__The exercise__
Find, in the records below, the line that contains "Write a web" and the line that contains "const yMin = 40.2, yMax". Copy those two lines and everything between them exactly, but not the pictures.

__Material provided__

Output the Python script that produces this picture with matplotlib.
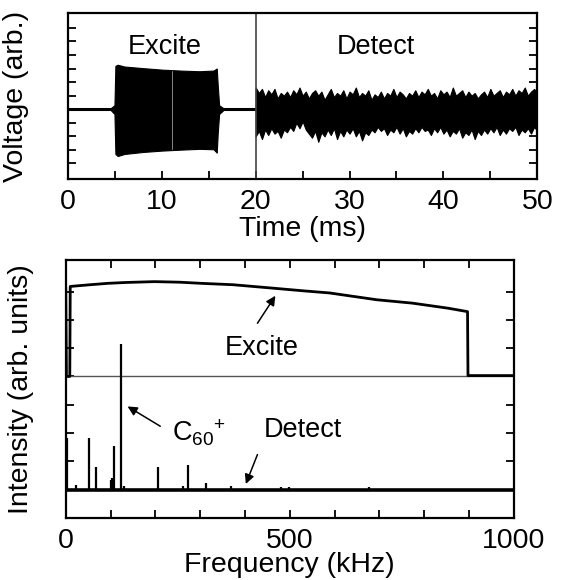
import matplotlib
matplotlib.use("Agg")
import matplotlib.pyplot as plt
import numpy as np

plt.rcParams["font.family"] = ["Liberation Sans", "DejaVu Sans"]
plt.rcParams["mathtext.fontset"] = "custom"
plt.rcParams["mathtext.rm"] = "Liberation Sans"
plt.rcParams["mathtext.it"] = "Liberation Sans:italic"
plt.rcParams["font.size"] = 20.5

# ---- top panel: time-domain signal (ms, arb.) ----
burst_t = [4.6, 4.95, 5.05, 5.3, 6.0, 8.0, 10.0, 12.0, 14.0, 15.5, 15.85, 15.95, 16.1, 16.5]
burst_up = [0.1, 0.3, 3.2, 3.28, 3.15, 3.03, 2.92, 2.85, 2.8, 2.85, 3.0, 1.8, 0.3, 0.1]
burst_lo = [-0.1, -0.35, -3.3, -3.45, -3.3, -3.15, -3.05, -2.98, -2.92, -2.95, -3.2, -1.8, -0.35, -0.1]
burst_gap = 11.1
switch_time = 20.0

detect_t = np.linspace(20, 50, 91)
detect_up = [1.6, 1.2, 1.5, 0.9, 1.4, 1.1, 1.5, 0.8, 1.2, 1.0,
             1.3, 0.9, 1.4, 1.1, 1.6, 1.0, 1.3, 0.8, 1.2, 1.4,
             1.0, 1.3, 0.7, 1.1, 1.5, 0.9, 1.2, 1.0, 1.4, 0.8,
             1.3, 1.1, 1.6, 0.9, 1.2, 1.0, 1.4, 0.7, 1.1, 0.9,
             1.3, 0.8, 1.2, 1.0, 1.5, 0.9, 1.3, 1.1, 0.8, 1.2,
             1.0, 1.4, 0.9, 1.3, 1.1, 1.5, 1.0, 1.2, 0.8, 1.4,
             1.1, 1.3, 0.9, 1.6, 1.0, 1.2, 1.4, 0.9, 1.3, 1.0,
             1.2, 0.8, 1.1, 1.3, 0.9, 1.5, 1.0, 1.2, 1.4, 0.9,
             1.3, 1.1, 1.5, 1.0, 1.4, 1.2, 1.6, 1.0, 1.3, 1.5,
             1.2]
detect_lo = [-2.0, -1.6, -2.2, -1.5, -1.9, -1.4, -1.8, -1.6, -2.1, -1.5,
             -1.7, -1.3, -1.6, -1.0, -1.4, -0.9, -1.5, -1.8, -2.1, -1.6,
             -2.4, -1.7, -2.0, -1.5, -1.9, -1.4, -2.2, -1.6, -2.0, -1.5,
             -1.8, -1.4, -2.0, -1.6, -2.3, -1.7, -1.9, -1.5, -1.7, -1.3,
             -1.6, -1.4, -1.9, -1.5, -1.7, -1.3, -1.8, -1.4, -2.0, -1.6,
             -1.8, -1.4, -1.7, -1.3, -1.6, -1.5, -1.9, -1.4, -1.7, -1.3,
             -1.8, -1.5, -2.0, -1.6, -1.8, -1.4, -2.1, -1.7, -1.9, -1.5,
             -2.2, -1.6, -1.9, -1.5, -1.8, -1.4, -1.7, -1.3, -1.9, -1.5,
             -1.8, -1.4, -1.6, -1.3, -1.9, -1.5, -1.7, -1.4, -1.8, -1.3,
             -1.6]

# ---- bottom panel: spectra (kHz, arb. units) ----
excite_f = [0, 1.5, 9, 10, 54, 94, 134, 198, 254, 302, 374, 462, 534, 589, 694, 774, 854, 897, 898, 1000]
excite_i = [8.1, 5.0, 5.0, 8.18, 8.24, 8.29, 8.32, 8.35, 8.33, 8.29, 8.24, 8.12, 8.02, 7.95, 7.71, 7.59, 7.41, 7.29, 5.03, 5.03]
excite_base = 5.0

detect_base = 1.0
peak_f = [3, 22, 51, 67, 100, 104, 107, 123, 130, 205, 261, 273, 314, 368, 480, 498, 676, 751]
peak_i = [2.83, 1.16, 2.83, 1.8, 1.35, 1.41, 2.55, 6.15, 1.12, 1.8, 1.12, 1.87, 1.24, 1.13, 1.1, 1.1, 1.08, 1.04]

fig = plt.figure(figsize=(5.62, 5.8), dpi=100)
ax1 = fig.add_axes([0.121, 0.691, 0.835, 0.286])
ax2 = fig.add_axes([0.117, 0.107, 0.797, 0.445])

for ax in (ax1, ax2):
    for sp in ax.spines.values():
        sp.set_linewidth(1.6)
    ax.tick_params(direction="in", which="both", length=6, width=1.3, pad=7)

# top panel
ax1.plot([0, burst_t[0]], [0, 0], color="black", lw=2.2)
ax1.plot([burst_t[-1], switch_time], [0, 0], color="black", lw=2.2)
ax1.fill_between(burst_t, burst_lo, burst_up, color="black", lw=0.8, edgecolor="black")
ax1.plot([burst_gap, burst_gap], [-2.9, 2.8], color="#bbbbbb", lw=0.5)
ax1.fill_between(detect_t, detect_lo, detect_up, color="black", lw=0.8, edgecolor="black")
ax1.axvline(switch_time, color="#444444", lw=1.2)
ax1.text(10.3, 4.6, "Excite", ha="center", va="center", fontsize=19.5)
ax1.text(32.8, 4.6, "Detect", ha="center", va="center", fontsize=19.5)
ax1.set_xlim(0, 50)
ax1.set_ylim(-5.16, 7.07)
ax1.set_xticks(range(0, 51, 10))
ax1.set_xticks(range(5, 50, 10), minor=True)
ax1.set_yticks(range(-4, 7))
ax1.set_yticklabels([])
ax1.tick_params(left=True, right=True, top=False, which="both")
ax1.set_xlabel("Time (ms)", labelpad=1)
ax1.set_ylabel("Voltage (arb.)")
ax1.yaxis.set_label_coords(-0.083, 0.5)

# bottom panel
ax2.axhline(excite_base, color="#555555", lw=1.0)
ax2.plot(excite_f, excite_i, color="black", lw=2.0)
ax2.axhline(detect_base, color="black", lw=2.6)
ax2.vlines(peak_f, detect_base, peak_i, color="black", lw=1.6)
arrow = dict(arrowstyle="-|>", color="black", lw=1.1, mutation_scale=14, shrinkA=0, shrinkB=0)
ax2.annotate("", xy=(468, 7.85), xytext=(428, 6.88), arrowprops=arrow)
ax2.text(438, 6.0, "Excite", ha="center", va="center", fontsize=19.5)
ax2.annotate("", xy=(138, 3.94), xytext=(211, 3.24), arrowprops=arrow)
ax2.text(238, 3.0, "C$_{60}$$^{+}$", ha="left", va="center", fontsize=19.5)
ax2.annotate("", xy=(402, 1.2), xytext=(428, 2.24), arrowprops=arrow)
ax2.text(530, 3.1, "Detect", ha="center", va="center", fontsize=19.5)
ax2.set_xlim(0, 1000)
ax2.set_ylim(0, 9.12)
ax2.set_xticks([0, 500, 1000])
ax2.set_xticks(range(100, 1000, 100), minor=True)
ax2.set_yticks(range(1, 9))
ax2.set_yticklabels([])
ax2.tick_params(left=True, right=True, top=True, which="both")
ax2.set_xlabel("Frequency (kHz)", labelpad=-1)
ax2.set_ylabel("Intensity (arb. units)")
ax2.yaxis.set_label_coords(-0.071, 0.5)

fig.savefig("out.png", dpi=100)
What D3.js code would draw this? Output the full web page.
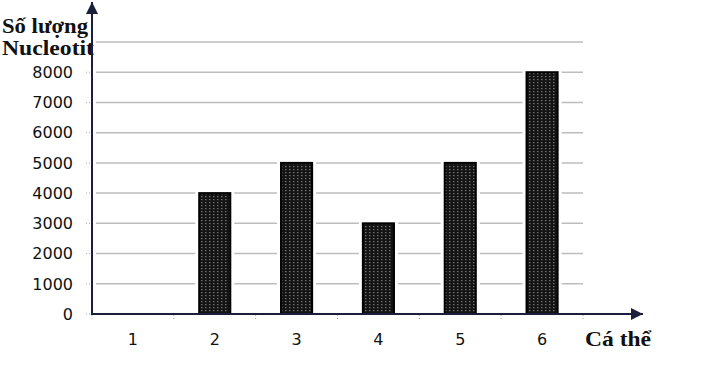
<!DOCTYPE html>
<html lang="vi">
<head>
    <meta charset="UTF-8">
    <title>Số lượng Nucleotit theo cá thể</title>
    <style>
        body { margin: 0; background: #fff; }
        svg { display: block; }
        .tick-label { font-family: "DejaVu Sans", sans-serif; font-size: 16px; fill: #111; }
        .title { font-family: "Liberation Serif", serif; font-weight: bold; font-size: 21px; fill: #111; }
    </style>
    <script src="https://d3js.org/d3.v7.min.js"></script>
</head>
<body>
    <svg width="712" height="368"></svg>
    <script>
        // data
        const categories = ["1", "2", "3", "4", "5", "6"];
        const values = [0, 4000, 5000, 3000, 5000, 8000];
        const yTicks = [0, 1000, 2000, 3000, 4000, 5000, 6000, 7000, 8000];
        const gridValues = [1000, 2000, 3000, 4000, 5000, 6000, 7000, 8000, 9000];

        const svg = d3.select("svg");
        const axisColor = "#1b1f3b";

        const x = d3.scaleBand().domain(categories).range([92, 583]).padding(0);
        const y = d3.scaleLinear().domain([0, 9000]).range([314, 42]);
        const barW = x.bandwidth() * 0.38;

        // pattern for the stippled bars
        const defs = svg.append("defs");
        const pat = defs.append("pattern")
            .attr("id", "dots")
            .attr("patternUnits", "userSpaceOnUse")
            .attr("width", 4)
            .attr("height", 3);
        pat.append("rect").attr("width", 4).attr("height", 3).attr("fill", "#141414");
        pat.append("rect").attr("x", 1).attr("y", 1).attr("width", 1.5).attr("height", 1.2).attr("fill", "#707070");

        defs.append("marker")
            .attr("id", "arrow")
            .attr("viewBox", "0 0 10 10")
            .attr("refX", 10).attr("refY", 5)
            .attr("markerWidth", 7).attr("markerHeight", 6)
            .attr("markerUnits", "strokeWidth")
            .attr("orient", "auto")
            .append("path")
            .attr("d", "M0,0 L10,5 L0,10 Z")
            .attr("fill", axisColor);

        // gridlines
        svg.append("g")
            .selectAll("line")
            .data(gridValues)
            .enter().append("line")
            .attr("x1", 96).attr("x2", 583)
            .attr("y1", d => y(d)).attr("y2", d => y(d))
            .attr("stroke", "#bdbdbd")
            .attr("stroke-width", 1.5);

        // little dashes left of the y axis
        svg.append("g")
            .selectAll("line")
            .data(yTicks)
            .enter().append("line")
            .attr("x1", 86).attr("x2", 91)
            .attr("y1", d => y(d)).attr("y2", d => y(d))
            .attr("stroke", "#aaa")
            .attr("stroke-dasharray", "1,2");

        // x tick marks between categories
        svg.append("g")
            .selectAll("line")
            .data(categories.concat(["end"]))
            .enter().append("line")
            .attr("x1", (d, i) => 92 + i * x.step()).attr("x2", (d, i) => 92 + i * x.step())
            .attr("y1", 315).attr("y2", 320)
            .attr("stroke", "#aaa")
            .attr("stroke-dasharray", "1,2");

        // bars, with a white halo so gridlines stop short of them
        const bars = svg.append("g")
            .selectAll("g")
            .data(values.map((v, i) => ({ cat: categories[i], v })).filter(d => d.v > 0))
            .enter().append("g");

        bars.append("rect")
            .attr("x", d => x(d.cat) + x.bandwidth() / 2 - barW / 2 - 4)
            .attr("width", barW + 8)
            .attr("y", d => y(d.v) - 1)
            .attr("height", d => y(0) - y(d.v) + 1)
            .attr("fill", "#fff");

        bars.append("rect")
            .attr("x", d => x(d.cat) + x.bandwidth() / 2 - barW / 2)
            .attr("width", barW)
            .attr("y", d => y(d.v))
            .attr("height", d => y(0) - y(d.v))
            .attr("fill", "url(#dots)")
            .attr("stroke", "#000")
            .attr("stroke-width", 2);

        // y tick labels
        svg.append("g")
            .selectAll("text")
            .data(yTicks)
            .enter().append("text")
            .attr("class", "tick-label")
            .attr("x", 73)
            .attr("y", d => y(d))
            .attr("dy", "0.36em")
            .attr("text-anchor", "end")
            .text(d => d);

        // x tick labels
        svg.append("g")
            .selectAll("text")
            .data(categories)
            .enter().append("text")
            .attr("class", "tick-label")
            .attr("x", d => x(d) + x.bandwidth() / 2)
            .attr("y", 345)
            .attr("text-anchor", "middle")
            .text(d => d);

        // titles
        svg.append("text").attr("class", "title")
            .attr("x", 2).attr("y", 33)
            .attr("textLength", 86).attr("lengthAdjust", "spacingAndGlyphs")
            .text("Số lượng");
        svg.append("text").attr("class", "title")
            .attr("x", 2).attr("y", 55)
            .attr("textLength", 92).attr("lengthAdjust", "spacingAndGlyphs")
            .text("Nucleotit");
        svg.append("text").attr("class", "title")
            .attr("x", 585).attr("y", 346)
            .attr("textLength", 66).attr("lengthAdjust", "spacingAndGlyphs")
            .text("Cá thể");

        // axes with arrows
        svg.append("line")
            .attr("x1", 92).attr("y1", y(0))
            .attr("x2", 92).attr("y2", 2)
            .attr("stroke", axisColor).attr("stroke-width", 2)
            .attr("marker-end", "url(#arrow)");
        svg.append("line")
            .attr("x1", 91).attr("y1", y(0))
            .attr("x2", 643).attr("y2", y(0))
            .attr("stroke", axisColor).attr("stroke-width", 2)
            .attr("marker-end", "url(#arrow)");
    </script>
</body>
</html>
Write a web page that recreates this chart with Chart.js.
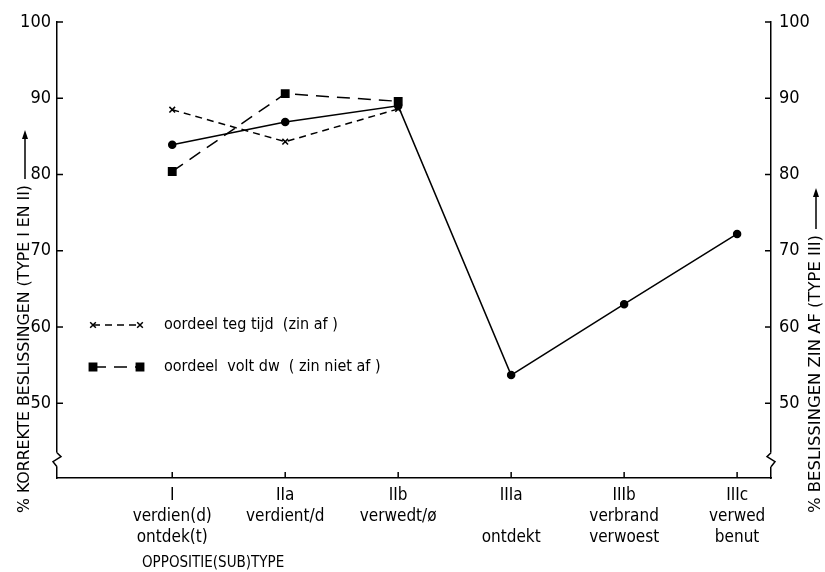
<!DOCTYPE html>
<html lang="nl">
<head>
    <meta charset="UTF-8">
    <title>Oppositie(sub)type</title>
    <script src="https://cdn.jsdelivr.net/npm/chart.js"></script>
    <style>
        body { margin: 0; background: #fff; }
        .chart-box { width: 825px; height: 572px; }
    </style>
</head>
<body>
    <div class="chart-box">
        <canvas id="oppChart"></canvas>
    </div>

    <script>
        // categories along the x axis
        const categories = ['I', 'IIa', 'IIb', 'IIIa', 'IIIb', 'IIIc'];
        const subLabels = [
            ['verdien(d)', 'ontdek(t)'],
            ['verdient/d'],
            ['verwedt/ø'],
            ['', 'ontdekt'],
            ['verbrand', 'verwoest'],
            ['verwed', 'benut']
        ];
        // % korrekte beslissingen (I, II) / % beslissingen zin af (III)
        const mainValues = [83.9, 86.9, 89.0, 53.7, 63.0, 72.2];
        // oordeel teg tijd (zin af)
        const tijdValues = [88.5, 84.3, 88.6, null, null, null];
        // oordeel volt dw (zin niet af)
        const voltValues = [80.4, 90.6, 89.6, null, null, null];
        const yTicks = [50, 60, 70, 80, 90, 100];
        const yMin = 40.2, yMax = 100, breakValue = 42.6;

        const FONT = "'Liberation Sans Narrow', 'DejaVu Sans Condensed', sans-serif";
        Chart.defaults.font.family = FONT;
        Chart.defaults.color = '#000';

        const toPoints = vals => vals.map((v, i) => ({ x: i, y: v })).filter(p => p.y !== null);

        const legendItems = [
            { text: 'oordeel teg tijd  (zin af )', ds: 1, y: 325 },
            { text: 'oordeel  volt dw  ( zin niet af )', ds: 2, y: 367 }
        ];

        function line(ctx, x1, y1, x2, y2) {
            ctx.beginPath();
            ctx.moveTo(x1, y1);
            ctx.lineTo(x2, y2);
            ctx.stroke();
        }

        const decor = {
            id: 'decor',
            afterDraw(chart) {
                const { ctx, chartArea: a, scales } = chart;
                const x = scales.x, y = scales.y;
                ctx.save();
                ctx.strokeStyle = '#000';
                ctx.fillStyle = '#000';
                ctx.lineWidth = 1.5;

                // inward tick marks
                y.ticks.forEach(t => {
                    const p = y.getPixelForValue(t.value);
                    line(ctx, a.left, p, a.left + 6, p);
                    line(ctx, a.right, p, a.right - 6, p);
                });
                x.ticks.forEach(t => {
                    const p = x.getPixelForValue(t.value);
                    line(ctx, p, a.bottom, p, a.bottom - 6);
                });

                // axis breaks
                const bp = y.getPixelForValue(breakValue);
                [[a.left, 1], [a.right, -1]].forEach(([ax, d]) => {
                    ctx.fillStyle = '#fff';
                    ctx.fillRect(ax - 3, bp - 7, 6, 14);
                    ctx.beginPath();
                    ctx.moveTo(ax, bp - 7);
                    ctx.lineTo(ax + 4 * d, bp - 3);
                    ctx.lineTo(ax - 4 * d, bp + 2);
                    ctx.lineTo(ax, bp + 7);
                    ctx.stroke();
                });
                ctx.fillStyle = '#000';

                // legend
                ctx.font = '16px ' + FONT;
                ctx.textBaseline = 'middle';
                ctx.textAlign = 'left';
                legendItems.forEach(item => {
                    const ds = chart.data.datasets[item.ds];
                    ctx.save();
                    ctx.setLineDash(ds.borderDash);
                    ctx.lineWidth = ds.borderWidth;
                    line(ctx, 93, item.y, 140, item.y);
                    ctx.restore();
                    const opts = { pointStyle: ds.pointStyle, radius: ds.pointRadius, borderWidth: ds.borderWidth, rotation: 0 };
                    Chart.helpers.drawPoint(ctx, opts, 93, item.y);
                    Chart.helpers.drawPoint(ctx, opts, 140, item.y);
                    ctx.fillText(item.text, 164, item.y);
                });

                // x axis caption
                ctx.font = '15px ' + FONT;
                ctx.fillText('OPPOSITIE(SUB)TYPE', 142, 563);

                // rotated axis titles with arrows
                const titles = [
                    { text: '% KORREKTE BESLISSINGEN (TYPE I EN II)', x: 25, len: 328, tip: 130 },
                    { text: '% BESLISSINGEN ZIN AF (TYPE III)', x: 816, len: 278, tip: 188 }
                ];
                ctx.font = '16px ' + FONT;
                titles.forEach(t => {
                    const w = ctx.measureText(t.text).width;
                    ctx.save();
                    ctx.translate(t.x, 513);
                    ctx.rotate(-Math.PI / 2);
                    ctx.scale(t.len / w, 1);
                    ctx.fillText(t.text, 0, 0);
                    ctx.restore();
                    const y0 = 513 - t.len - 6;
                    line(ctx, t.x, y0, t.x, t.tip + 6);
                    ctx.beginPath();
                    ctx.moveTo(t.x, t.tip);
                    ctx.lineTo(t.x - 3, t.tip + 9);
                    ctx.lineTo(t.x + 3, t.tip + 9);
                    ctx.closePath();
                    ctx.fill();
                });
                ctx.restore();
            }
        };

        const yScaleBase = {
            type: 'linear',
            min: yMin,
            max: yMax,
            afterBuildTicks: s => { s.ticks = yTicks.map(v => ({ value: v })); },
            grid: { display: false, drawTicks: false },
            border: { display: true, color: '#000', width: 1.5 },
            ticks: { font: { size: 18 }, color: '#000' }
        };

        new Chart(document.getElementById('oppChart'), {
            type: 'line',
            data: {
                datasets: [
                    {
                        label: 'beslissingen',
                        data: toPoints(mainValues),
                        borderColor: '#000',
                        backgroundColor: '#000',
                        borderWidth: 1.5,
                        pointStyle: 'circle',
                        pointRadius: 3.5,
                        borderDash: [],
                        tension: 0
                    },
                    {
                        label: 'oordeel teg tijd (zin af)',
                        data: toPoints(tijdValues),
                        borderColor: '#000',
                        backgroundColor: '#000',
                        borderWidth: 1.5,
                        pointStyle: 'crossRot',
                        pointRadius: 4,
                        borderDash: [7, 5],
                        tension: 0
                    },
                    {
                        label: 'oordeel volt dw (zin niet af)',
                        data: toPoints(voltValues),
                        borderColor: '#000',
                        backgroundColor: '#000',
                        borderWidth: 1.5,
                        pointStyle: 'rect',
                        pointRadius: 5.2,
                        borderDash: [13, 8],
                        tension: 0
                    }
                ]
            },
            options: {
                responsive: true,
                maintainAspectRatio: false,
                animation: false,
                layout: { padding: { top: 22, left: 0, right: 0, bottom: 0 } },
                plugins: {
                    legend: { display: false },
                    tooltip: { enabled: false }
                },
                scales: {
                    x: {
                        type: 'linear',
                        min: -1.02,
                        max: 5.3,
                        afterBuildTicks: s => { s.ticks = categories.map((c, i) => ({ value: i })); },
                        afterFit: s => { s.height = 94; },
                        grid: { display: false, drawTicks: false },
                        border: { display: true, color: '#000', width: 1.5 },
                        ticks: {
                            autoSkip: false,
                            maxRotation: 0,
                            padding: 7,
                            font: { size: 17, lineHeight: 1.24 },
                            callback: v => [categories[v], ...subLabels[v]]
                        }
                    },
                    y: Object.assign({}, yScaleBase, {
                        position: 'left',
                        afterFit: s => { s.width = 57; },
                        ticks: { font: { size: 18 }, color: '#000', padding: 6 }
                    }),
                    y1: Object.assign({}, yScaleBase, {
                        position: 'right',
                        afterFit: s => { s.width = 54; },
                        ticks: { font: { size: 18 }, color: '#000', padding: 8 }
                    })
                }
            },
            plugins: [decor]
        });
    </script>
</body>
</html>
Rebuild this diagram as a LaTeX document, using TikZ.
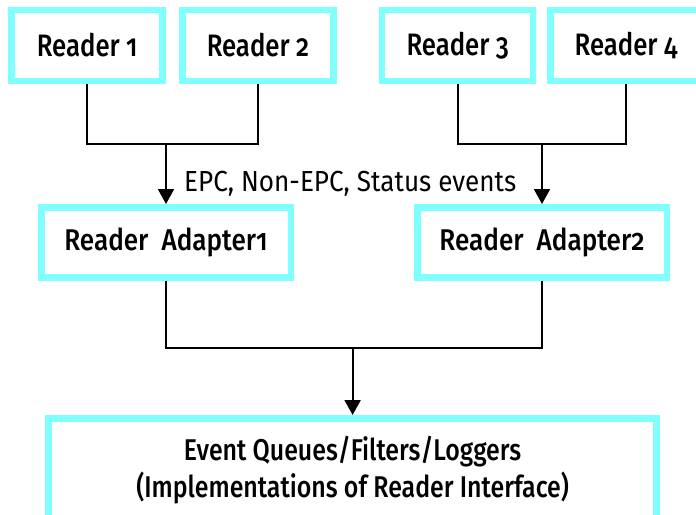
\documentclass[tikz,border=0pt]{standalone}
\usepackage{fontspec}
\setmainfont{Fira Sans}[Numbers=OldStyle, FakeStretch=0.9]
\newfontfamily\medfont{Fira Sans Medium}[Numbers=OldStyle, FakeStretch=0.83]
\newfontfamily\adfont{Fira Sans Medium}[Numbers=OldStyle, FakeStretch=0.87]
\usetikzlibrary{arrows.meta}
\definecolor{cyanb}{RGB}{128,255,255}
\begin{document}
\begin{tikzpicture}[x=1pt,y=-1pt,
  box/.style={draw=cyanb, line width=6.5pt, fill=white, inner sep=0pt},
  readerbox/.style={box, minimum width=151pt, minimum height=71pt, font=\medfont\fontsize{31}{38}\selectfont},
  adapterbox/.style={box, minimum width=249.5pt, minimum height=70pt, font=\adfont\fontsize{30}{36}\selectfont},
  conn/.style={line width=2pt, draw=black},
  arr/.style={conn, -{Triangle[width=16pt,length=15pt]}}
]
\useasboundingbox (0,0) rectangle (696,514);
\clip (0,0) rectangle (696,514);
\fill[white] (0,0) rectangle (696,514);
% readers
\node[readerbox] (r1) at (87.2,45.5) {Reader 1};
\node[readerbox] (r2) at (258,45.5) {Reader 2};
\node[readerbox] (r3) at (457.7,45.5) {Reader 3};
\node[readerbox] (r4) at (626,45.5) {Reader 4};
% adapters
\node[adapterbox] (a1) at (166,242.3) {Reader\ \ Adapter1\hspace{13pt}};
\node[adapterbox] (a2) at (542,242.3) {Reader\ \ Adapter2\hspace{13pt}};
% bottom box
\node[box, minimum width=608pt, minimum height=103.5pt, align=center,
      font=\medfont\fontsize{30}{37.7}\selectfont] (ev) at (352.6,470)
      {Event Queues/Filters/Loggers\\(Implementations of Reader Interface)};
% junctions
\coordinate (j1) at (166,144);
\coordinate (j2) at (542,144);
\coordinate (j3) at (352.6,347.7);
\draw[conn] (r1.south) -- (r1.south |- j1) -- (r2.south |- j1) -- (r2.south);
\draw[conn] (r3.south) -- (r3.south |- j2) -- (r4.south |- j2) -- (r4.south);
\draw[arr] (j1) -- (a1.north);
\draw[arr] (j2) -- (a2.north);
\draw[conn] (a1.south) -- (a1.south |- j3) -- (a2.south |- j3) -- (a2.south);
\draw[arr] (j3) -- (ev.north);
% label
\node[anchor=base west, inner sep=0pt, font=\fontsize{29}{34}\selectfont] (lbl) at (184,191) {EPC, Non-EPC, Status events};
\end{tikzpicture}
\end{document}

__The answer__
Write a web page that recreates this chart with Chart.js.
<!DOCTYPE html>
<html lang="nl">
<head>
    <meta charset="UTF-8">
    <title>Oppositie(sub)type</title>
    <script src="https://cdn.jsdelivr.net/npm/chart.js"></script>
    <style>
        body { margin: 0; background: #fff; }
        .chart-box { width: 825px; height: 572px; }
    </style>
</head>
<body>
    <div class="chart-box">
        <canvas id="oppChart"></canvas>
    </div>

    <script>
        // categories along the x axis
        const categories = ['I', 'IIa', 'IIb', 'IIIa', 'IIIb', 'IIIc'];
        const subLabels = [
            ['verdien(d)', 'ontdek(t)'],
            ['verdient/d'],
            ['verwedt/ø'],
            ['', 'ontdekt'],
            ['verbrand', 'verwoest'],
            ['verwed', 'benut']
        ];
        // % korrekte beslissingen (I, II) / % beslissingen zin af (III)
        const mainValues = [83.9, 86.9, 89.0, 53.7, 63.0, 72.2];
        // oordeel teg tijd (zin af)
        const tijdValues = [88.5, 84.3, 88.6, null, null, null];
        // oordeel volt dw (zin niet af)
        const voltValues = [80.4, 90.6, 89.6, null, null, null];
        const yTicks = [50, 60, 70, 80, 90, 100];
        const yMin = 40.2, yMax = 100, breakValue = 42.6;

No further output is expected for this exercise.